Lezaic: Rid the Body Positivity Movement of Ableism


(Photo by Olya Kobruseva via Pexels)

By Angela Lezaic, Opinion Editor


We live in a world that forces value on our bodies based on who we are and what we can give. And because our current reality is built on systems of oppression, such as anti-Blackness, anti-fatness and ableism, many bodies are assigned less or no value.

The body positivity movement emerged to lift people up and foster pride in themselves. However, like other movements, we need to address the ableist sentiments present to truly advocate for every person seeking body positivity.

Evolution of the Body Positivity Movement

The body positivity movement was created in the 1960s by fat, queer, Black and disabled people. It was an effort based in radical body acceptance under the same oppressive system we live in today. But since then, it has been taken over by people who don’t fall into most or any of those categories. It became a trendy hashtag online where thin, able-bodied white women quickly became the face of the movement. While everyone should be able to engage in body positivity, there’s an issue when groups who created it in response to systemic oppression are cast aside.

As the movement becomes mainstream and is co-opted by corporations seeking profit, we lose sight of the movement’s initial goal of radical body acceptance. And although the body positivity movement has done a lot of good, like challenging diet culture and anti-fatness, and building up people’s self-esteem, it has also been watered down and tainted by ableism.

Ableist Messages

If the point of body positivity is breaking down expectations surrounding bodies, why do we consistently push out disabled people? On the rare occasion the mainstream movement strays from marketing feel-good products, it entirely neglects the idea that our worth doesn’t come from our bodies.

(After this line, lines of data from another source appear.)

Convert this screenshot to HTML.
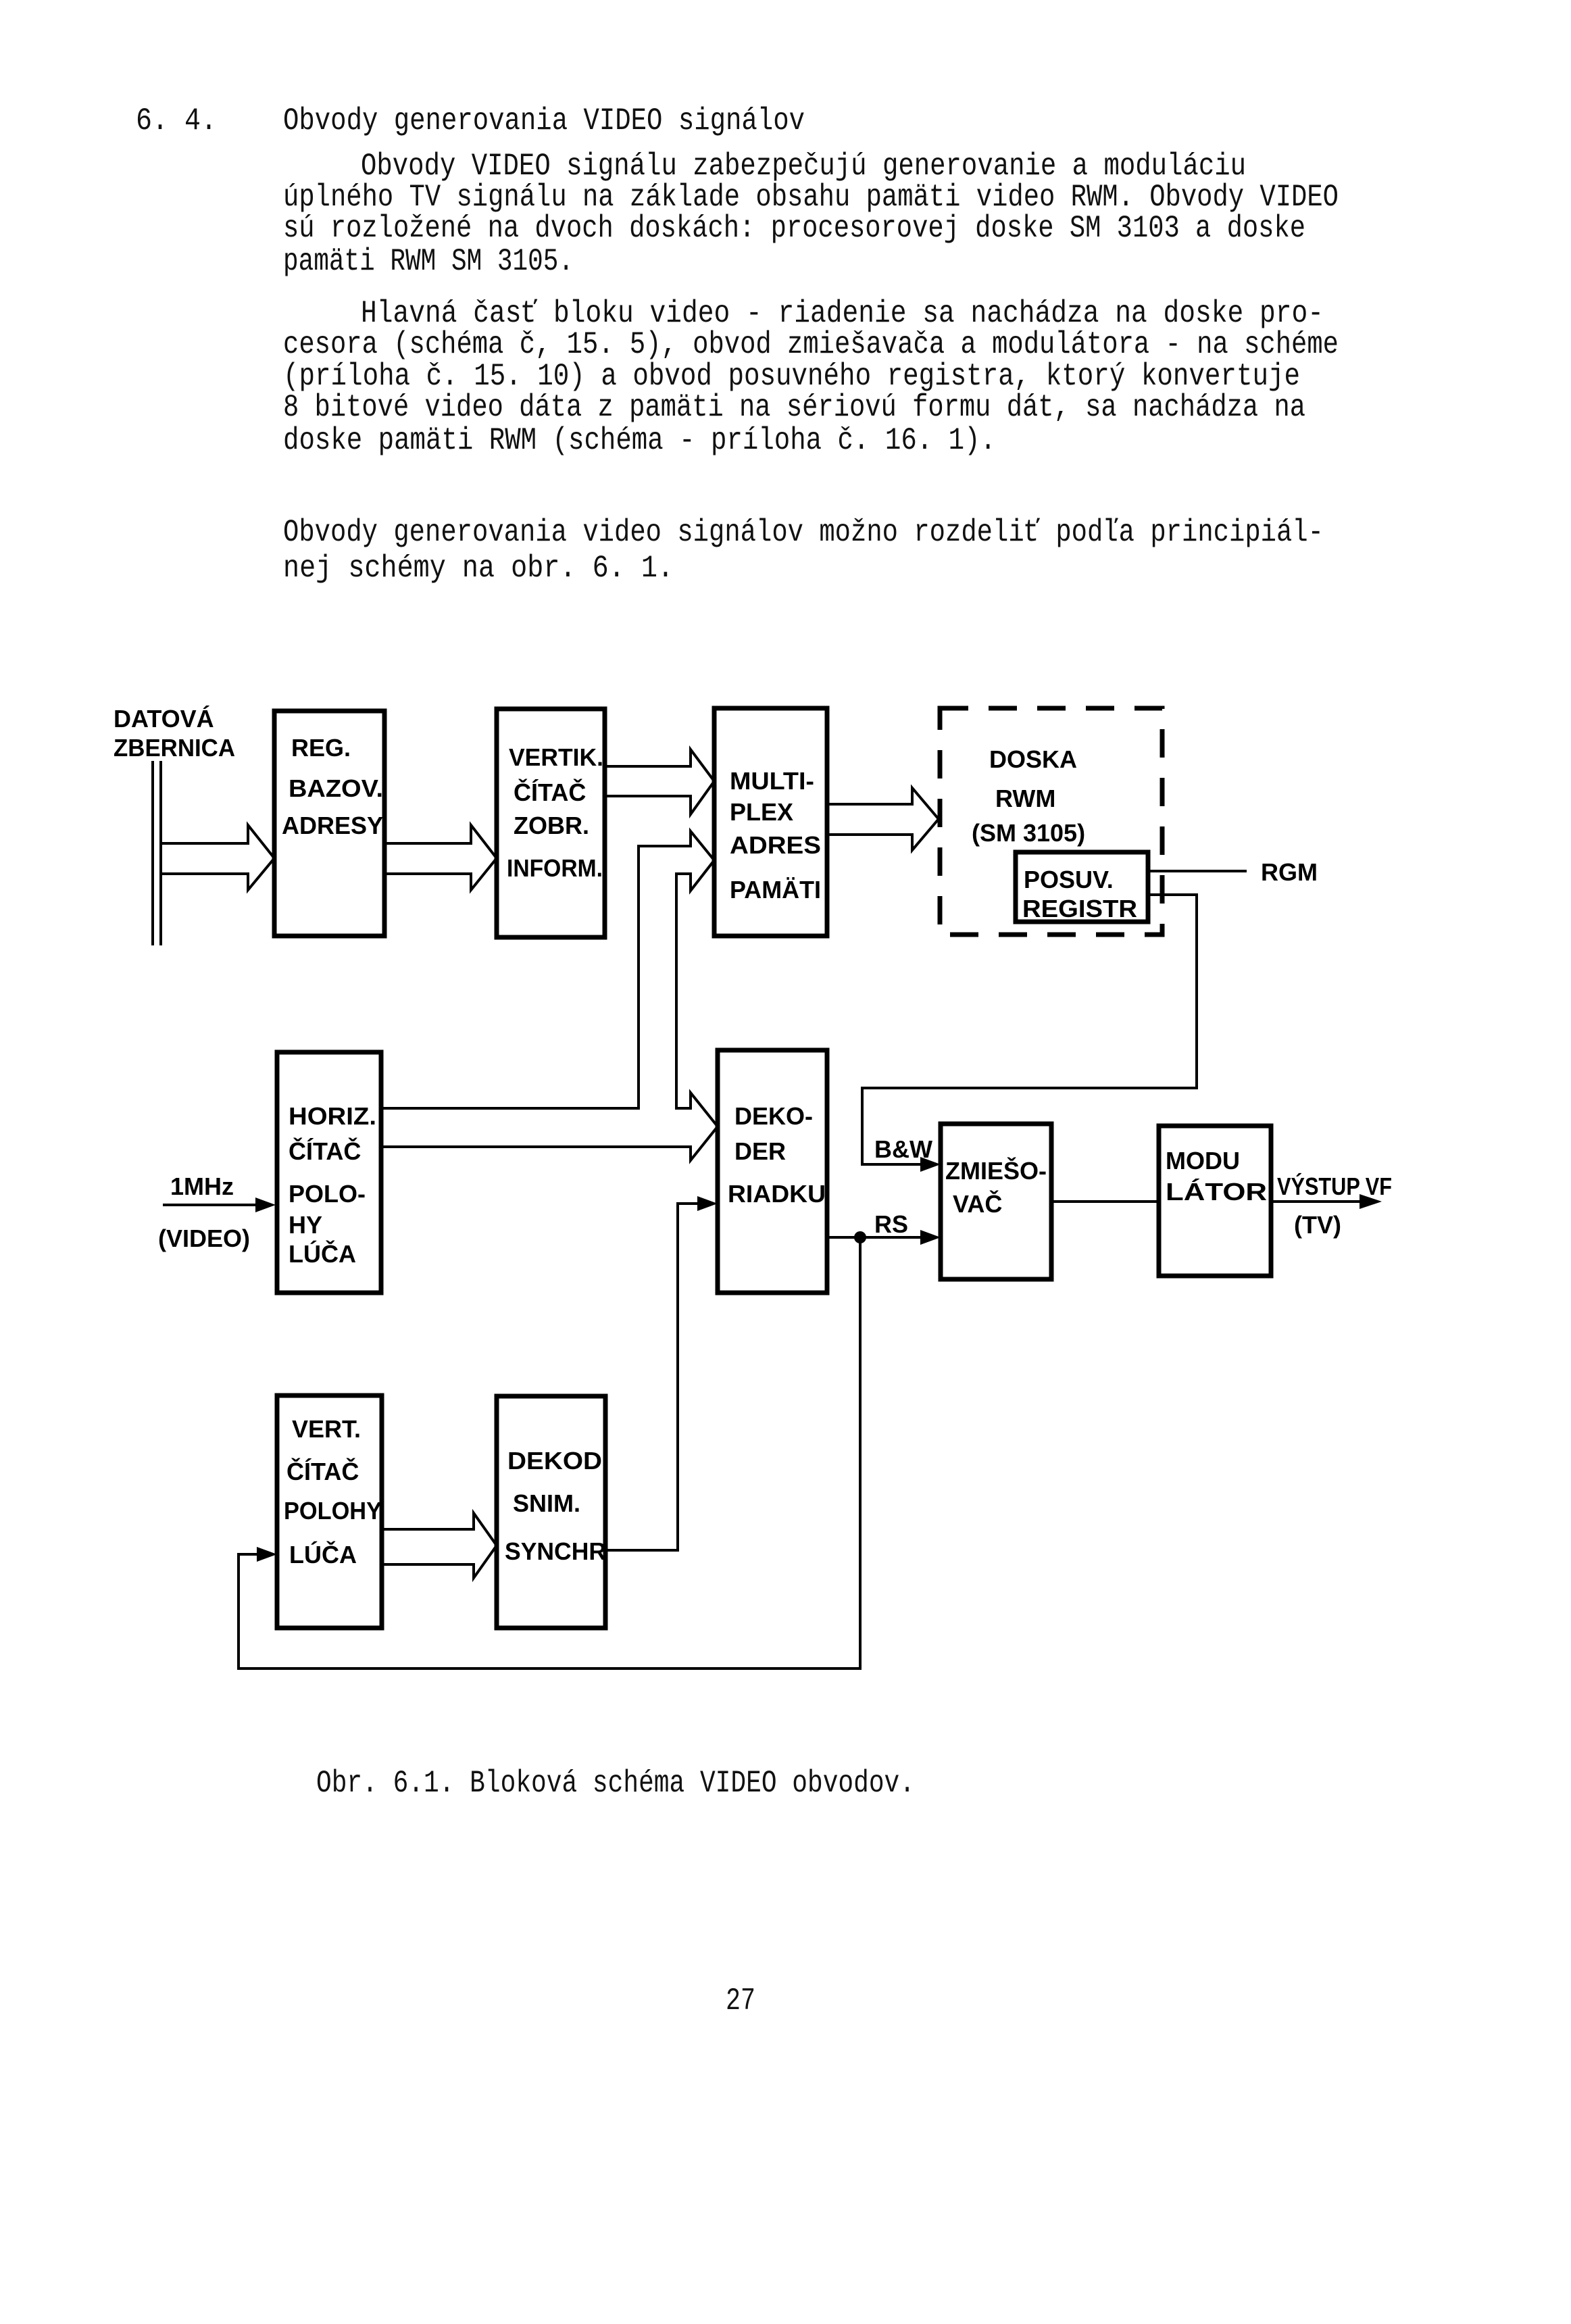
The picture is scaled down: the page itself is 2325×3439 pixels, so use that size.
<!DOCTYPE html>
<html><head><meta charset="utf-8"><style>
html,body{margin:0;padding:0;background:#fff}
svg{display:block}
.t{font-family:"Liberation Mono",monospace;font-size:46px;fill:#111}
.l{font-family:"Liberation Sans",sans-serif;font-size:36px;font-weight:bold;fill:#000}
</style></head><body>
<svg width="2325" height="3439" viewBox="0 0 2325 3439" xmlns="http://www.w3.org/2000/svg">
<rect width="2325" height="3439" fill="#fff"/>
<g class="t">
<text x="201" y="191" textLength="120" lengthAdjust="spacingAndGlyphs">6. 4.</text>
<text x="419" y="191" textLength="772" lengthAdjust="spacingAndGlyphs">Obvody generovania VIDEO signálov</text>
<text x="534" y="258" textLength="1310" lengthAdjust="spacingAndGlyphs">Obvody VIDEO signálu zabezpečujú generovanie a moduláciu</text>
<text x="419" y="304" textLength="1562" lengthAdjust="spacingAndGlyphs">úplného TV signálu na základe obsahu pamäti video RWM. Obvody VIDEO</text>
<text x="419" y="350" textLength="1513" lengthAdjust="spacingAndGlyphs">sú rozložené na dvoch doskách: procesorovej doske SM 3103 a doske</text>
<text x="419" y="399" textLength="430" lengthAdjust="spacingAndGlyphs">pamäti RWM SM 3105.</text>
<text x="534" y="476" textLength="1425" lengthAdjust="spacingAndGlyphs">Hlavná časť bloku video - riadenie sa nachádza na  doske pro-</text>
<text x="419" y="522" textLength="1562" lengthAdjust="spacingAndGlyphs">cesora (schéma č, 15. 5), obvod zmiešavača a modulátora - na schéme</text>
<text x="419" y="569" textLength="1505" lengthAdjust="spacingAndGlyphs">(príloha č. 15. 10) a obvod posuvného registra, ktorý konvertuje</text>
<text x="419" y="615" textLength="1513" lengthAdjust="spacingAndGlyphs">8 bitové video dáta z pamäti na sériovú formu dát, sa nachádza na</text>
<text x="419" y="664" textLength="1055" lengthAdjust="spacingAndGlyphs">doske pamäti RWM (schéma - príloha č. 16. 1).</text>
<text x="419" y="800" textLength="1540" lengthAdjust="spacingAndGlyphs">Obvody generovania video signálov možno rozdeliť podľa principiál-</text>
<text x="419" y="853" textLength="578" lengthAdjust="spacingAndGlyphs">nej schémy na  obr. 6. 1.</text>
<text x="468" y="2651" textLength="886" lengthAdjust="spacingAndGlyphs">Obr. 6.1. Bloková schéma VIDEO obvodov.</text>
<text x="1074" y="2973" textLength="44" lengthAdjust="spacingAndGlyphs">27</text>
</g>

<g fill="none" stroke="#000" stroke-width="7" stroke-linejoin="miter">
<rect x="406" y="1052" width="163" height="333"/>
<rect x="735" y="1049" width="160" height="338"/>
<rect x="1057" y="1048" width="167" height="337"/>
<rect x="410" y="1557" width="154" height="356"/>
<rect x="1062" y="1554" width="162" height="359"/>
<rect x="410" y="2065" width="155" height="344"/>
<rect x="735" y="2066" width="161" height="343"/>
<rect x="1392" y="1663" width="164" height="230"/>
<rect x="1715" y="1666" width="166" height="222"/>
<rect x="1503" y="1261" width="196" height="103"/>
<rect x="1391" y="1048" width="329" height="335" stroke-dasharray="42 30"/>
</g>

<g fill="none" stroke="#000" stroke-width="4">
<line x1="226" y1="1126" x2="226" y2="1399"/>
<line x1="238" y1="1126" x2="238" y2="1399"/>
<polyline points="238,1248 367,1248 367,1221 406,1270 367,1317 367,1293 238,1293"/>
<polyline points="569,1248 697,1248 697,1221 735,1270 697,1317 697,1293 569,1293"/>
<polyline points="895,1134 1022,1134 1022,1109 1057,1156 1022,1205 1022,1178 895,1178"/>
<polyline points="564,1640 945,1640 945,1252 1022,1252 1022,1230 1057,1273 1022,1318 1022,1293 1001,1293 1001,1640 1022,1640 1022,1617 1062,1667 1022,1717 1022,1697 564,1697"/>
<polyline points="1224,1190 1350,1190 1350,1166 1389,1212 1350,1258 1350,1235 1224,1235"/>
<polyline points="565,2263 701,2263 701,2239 735,2287 701,2335 701,2315 565,2315"/>
<line x1="1699" y1="1289" x2="1845" y2="1289"/>
<polyline points="1699,1324 1771,1324 1771,1610 1276,1610 1276,1723 1370,1723"/>
<line x1="1556" y1="1778" x2="1715" y2="1778"/>
<line x1="1881" y1="1778" x2="2020" y2="1778"/>
<line x1="1224" y1="1831" x2="1370" y2="1831"/>
<polyline points="1273,1831 1273,2469 353,2469 353,2300 388,2300"/>
<polyline points="896,2294 1003,2294 1003,1781 1040,1781"/>
<line x1="241" y1="1783" x2="388" y2="1783"/>
</g>
<g fill="#000">
<polygon points="1362,1712 1392,1723 1362,1734"/>
<polygon points="1362,1820 1392,1831 1362,1842"/>
<polygon points="2012,1767 2045,1778 2012,1789"/>
<polygon points="380,2289 410,2300 380,2311"/>
<polygon points="1032,1770 1062,1781 1032,1792"/>
<polygon points="378,1772 408,1783 378,1794"/>
<circle cx="1273" cy="1831" r="9"/>
</g>

<g class="l">
<text x="168" y="1076">DATOVÁ</text>
<text x="168" y="1119" textLength="180" lengthAdjust="spacingAndGlyphs">ZBERNICA</text>
<text x="431" y="1119">REG.</text>
<text x="427" y="1179" textLength="140" lengthAdjust="spacingAndGlyphs">BAZOV.</text>
<text x="417" y="1234" textLength="150" lengthAdjust="spacingAndGlyphs">ADRESY</text>
<text x="753" y="1133" textLength="140" lengthAdjust="spacingAndGlyphs">VERTIK.</text>
<text x="760" y="1185">ČÍTAČ</text>
<text x="760" y="1234">ZOBR.</text>
<text x="750" y="1297" textLength="142" lengthAdjust="spacingAndGlyphs">INFORM.</text>
<text x="1080" y="1168" textLength="125" lengthAdjust="spacingAndGlyphs">MULTI-</text>
<text x="1080" y="1214">PLEX</text>
<text x="1080" y="1263" textLength="135" lengthAdjust="spacingAndGlyphs">ADRES</text>
<text x="1080" y="1329" textLength="135" lengthAdjust="spacingAndGlyphs">PAMÄTI</text>
<text x="427" y="1664" textLength="130" lengthAdjust="spacingAndGlyphs">HORIZ.</text>
<text x="427" y="1716">ČÍTAČ</text>
<text x="427" y="1779">POLO-</text>
<text x="427" y="1825">HY</text>
<text x="427" y="1868">LÚČA</text>
<text x="252" y="1768">1MHz</text>
<text x="234" y="1845">(VIDEO)</text>
<text x="1087" y="1664">DEKO-</text>
<text x="1087" y="1716">DER</text>
<text x="1077" y="1779" textLength="145" lengthAdjust="spacingAndGlyphs">RIADKU</text>
<text x="432" y="2127">VERT.</text>
<text x="424" y="2190">ČÍTAČ</text>
<text x="420" y="2248" textLength="145" lengthAdjust="spacingAndGlyphs">POLOHY</text>
<text x="428" y="2313">LÚČA</text>
<text x="751" y="2174" textLength="140" lengthAdjust="spacingAndGlyphs">DEKOD</text>
<text x="759" y="2237">SNIM.</text>
<text x="747" y="2308" textLength="150" lengthAdjust="spacingAndGlyphs">SYNCHR</text>
<text x="1464" y="1136">DOSKA</text>
<text x="1473" y="1194">RWM</text>
<text x="1438" y="1245">(SM 3105)</text>
<text x="1515" y="1314">POSUV.</text>
<text x="1513" y="1357" textLength="170" lengthAdjust="spacingAndGlyphs">REGISTR</text>
<text x="1866" y="1303">RGM</text>
<text x="1294" y="1713">B&amp;W</text>
<text x="1294" y="1824">RS</text>
<text x="1399" y="1745" textLength="150" lengthAdjust="spacingAndGlyphs">ZMIEŠO-</text>
<text x="1410" y="1794">VAČ</text>
<text x="1725" y="1730">MODU</text>
<text x="1725" y="1776" textLength="150" lengthAdjust="spacingAndGlyphs">LÁTOR</text>
<text x="1890" y="1768" textLength="170" lengthAdjust="spacingAndGlyphs">VÝSTUP VF</text>
<text x="1915" y="1825">(TV)</text>
</g>
</svg>
</body></html>
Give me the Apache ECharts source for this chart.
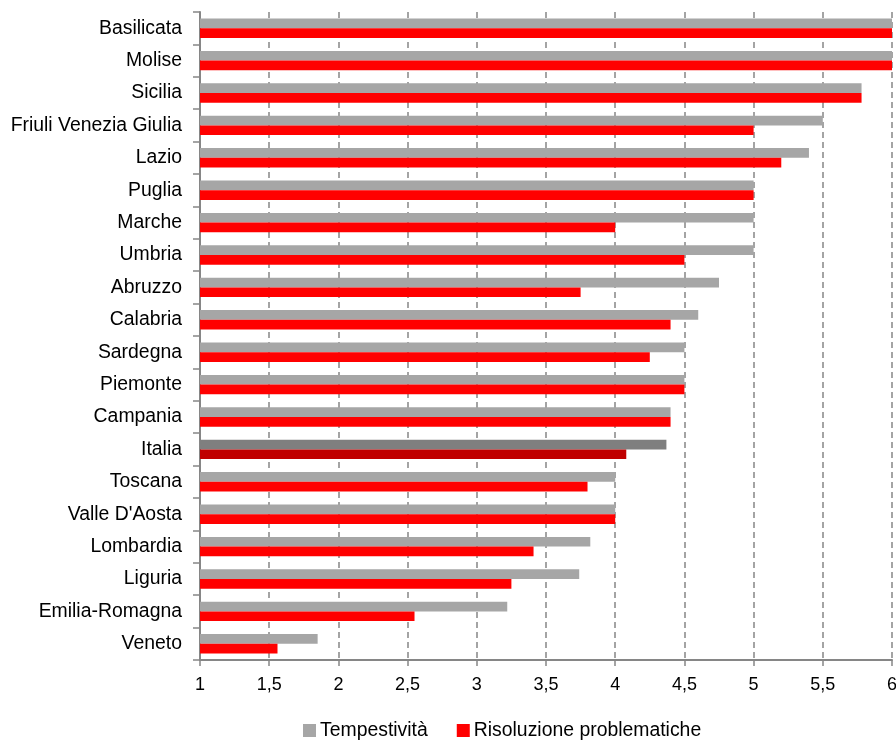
<!DOCTYPE html>
<html>
<head>
<meta charset="utf-8">
<script src="https://cdn.jsdelivr.net/npm/echarts@6/dist/echarts.min.js"></script>
<style>html,body{margin:0;padding:0;background:#fff}#c{width:896px;height:740px}</style>
</head>
<body>
<div id="c"></div>
<script>
const categories = ["Basilicata","Molise","Sicilia","Friuli Venezia Giulia","Lazio","Puglia","Marche","Umbria","Abruzzo","Calabria","Sardegna","Piemonte","Campania","Italia","Toscana","Valle D'Aosta","Lombardia","Liguria","Emilia-Romagna","Veneto"];
const tempestivita = [6, 6, 5.78, 5.5, 5.4, 5.0, 5.0, 5.0, 4.75, 4.6, 4.5, 4.5, 4.4, 4.37, 4.0, 4.0, 3.82, 3.74, 3.22, 1.85];
const risoluzione = [6, 6, 5.78, 5.0, 5.2, 5.0, 4.0, 4.5, 3.75, 4.4, 4.25, 4.5, 4.4, 4.08, 3.8, 4.0, 3.41, 3.25, 2.55, 1.56];
const seriesNames = ["Tempestività", "Risoluzione problematiche"];
const highlightCategory = "Italia";

const chart = echarts.init(document.getElementById('c'), null, {renderer: 'canvas'});
const font = "'Liberation Sans', Arial, sans-serif";

function build(values, hiColor) {
  return values.map((v, i) => categories[i] === highlightCategory
    ? {value: v, itemStyle: {color: hiColor}}
    : v);
}

chart.setOption({
  animation: false,
  backgroundColor: '#ffffff',
  grid: {left: 200, right: 4, top: 12, bottom: 80, containLabel: false, outerBoundsMode: 'none'},
  legend: {
    left: 298, top: 716,
    icon: 'rect', itemWidth: 13, itemHeight: 13, itemGap: 29,
    textStyle: {fontFamily: font, fontSize: 19.4, color: '#000', padding: [0,0,0,-1]},
    data: seriesNames
  },
  xAxis: {
    type: 'value', min: 1, max: 6, interval: 0.5,
    axisLine: {show: true, lineStyle: {color: '#868686', width: 2}},
    axisTick: {show: true, length: 6, lineStyle: {color: '#868686', width: 1.5}},
    axisLabel: {fontFamily: font, fontSize: 18, color: '#000', margin: 16,
      formatter: v => String(v).replace('.', ',')},
    splitLine: {show: true, lineStyle: {color: '#878787', width: 1.5, type: [6, 4]}}
  },
  yAxis: {
    type: 'category', data: categories, inverse: true,
    axisLine: {show: true, lineStyle: {color: '#868686', width: 2}},
    axisTick: {show: true, length: 7, lineStyle: {color: '#868686', width: 1.5}},
    axisLabel: {fontFamily: font, fontSize: 19.4, color: '#000', margin: 18},
    splitLine: {show: false}
  },
  series: [
    {name: seriesNames[0], type: 'bar', data: build(tempestivita, '#7F7F7F'),
     itemStyle: {color: '#A6A6A6'}, barGap: '0%', barCategoryGap: '40%', z: 3},
    {name: seriesNames[1], type: 'bar', data: build(risoluzione, '#C00000'),
     itemStyle: {color: '#FF0000'}, barGap: '0%', barCategoryGap: '40%', z: 3}
  ]
});
</script>
</body>
</html>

Elle Taylor, a U student and yoga instructor, said the current body positivity movement is focused on “celebrating everything your body can do for you and [recognizing] your body’s keeping you alive, and you’re safe and well.” But for many disabled people, their relationships with their bodies are often more complicated than that. “There’s a lot of people who are not safe in their own bodies, and their bodies are not necessarily keeping them alive,” Taylor said.

Additionally, there’s the idea that what you look like doesn’t matter as long as you’re healthy and happy. This is a common talking point that posits good health as the ticket to being valued. But for many people, this ideal is unattainable and rooted in healthism and ableism. This caveat, Taylor says, “stops us from just accepting people exactly as they are without any requirements.” By engaging in discourse that promotes what your body can do for you rather than who you are, we continue to push narratives that harm disabled people.

Going Forward

Taylor suggests that one way forward is not only focusing on feeling good, but rather “embodying what’s true.” She also says we need to make sure people have the space to talk about their experiences and emotions, “whether that’s intense pain or anger or grief or trauma.”

Body positivity is not just about deconstructing the value placed on our appearances. It’s also about examining how we value ability and health, especially in a very unaccommodating system. And according to the social model of disability, our system is the disabler itself. To properly engage with body positivity, we need to alter our understanding of disability and how our lives connect to it. We can start by platforming and listening to disability activists, especially those with the same intersecting identities that built the original body positivity movement.

The body positivity movement has been a valid and monumental point in time for many people. But disabled people have been used to boost other people up far too often. We just need to be careful in understanding systemic dynamics as we heal so we don’t lift ourselves up at the expense of others.